NEW YORK (AP) - An acclaimed poet and editor says she will correct any errors in her current book after a critic alleged she had improperly lifted material.

Jill Bialosky said in a statement Thursday that she had "inadvertently" used "fragments" from "common biographical sources" for her memoir "Poetry Will Save Your Life." On Wednesday, William Logan alleged in a post on the Tourniquet Review that Bialosky took passages from Wikipedia and other websites without crediting them. One example showed a close resemblance between a section in her book on the poet Robert Lowell and an excerpt from Lowell's Wikipedia page.

"William Logan has extracted a few ancillary and limited phrases from my 222-page memoir that inadvertently include fragments of prior common biographical sources and tropes after a multiyear writing process," Bialosky said in a statement released through her publisher, Atria Books. "This should not distract from the thesis of this book, which derives from my own life, my experiences and observations. I will, of course, correct any errors that are found for future editions of the book."

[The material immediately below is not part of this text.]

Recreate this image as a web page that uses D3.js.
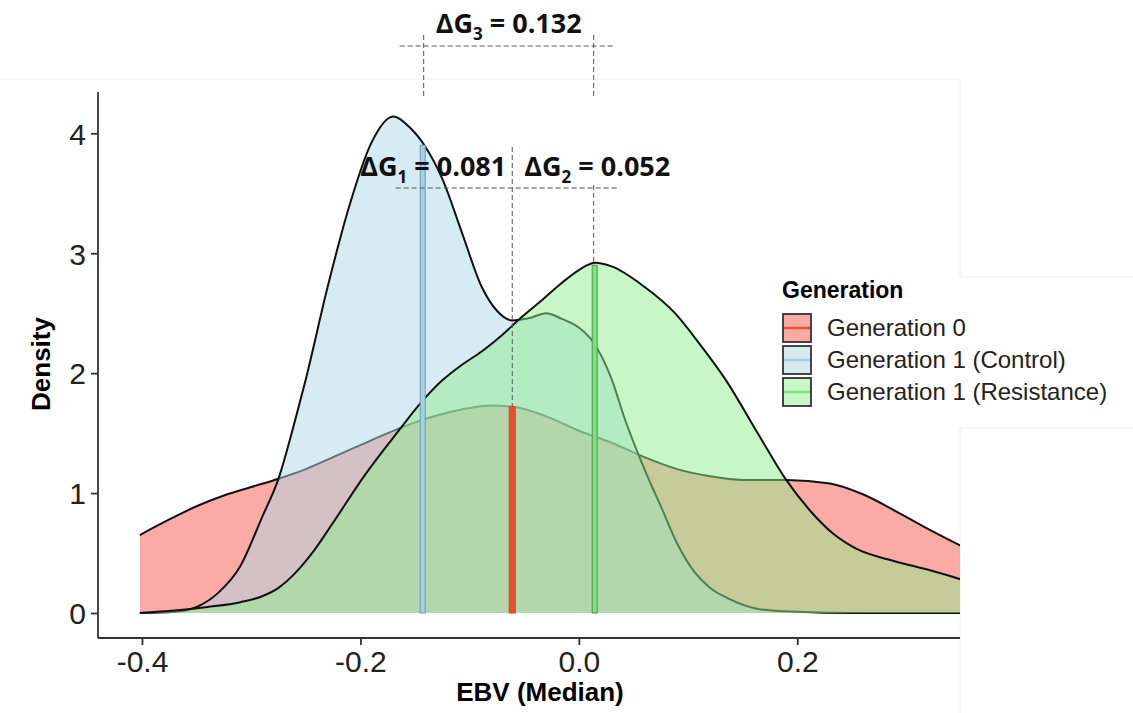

Atria itself issued a statement defending the book and saying any errors would be fixed.

Bialosky, whose other works include the poetry collections "The Players" and "The End of Desire," in 2014 received a lifetime achievement honor from the Poetry Society of America. She is an executive editor and vice president at W.W. Norton & Company, which has published books by Adrienne Rich, Gerald Stern and other prize-winning poets.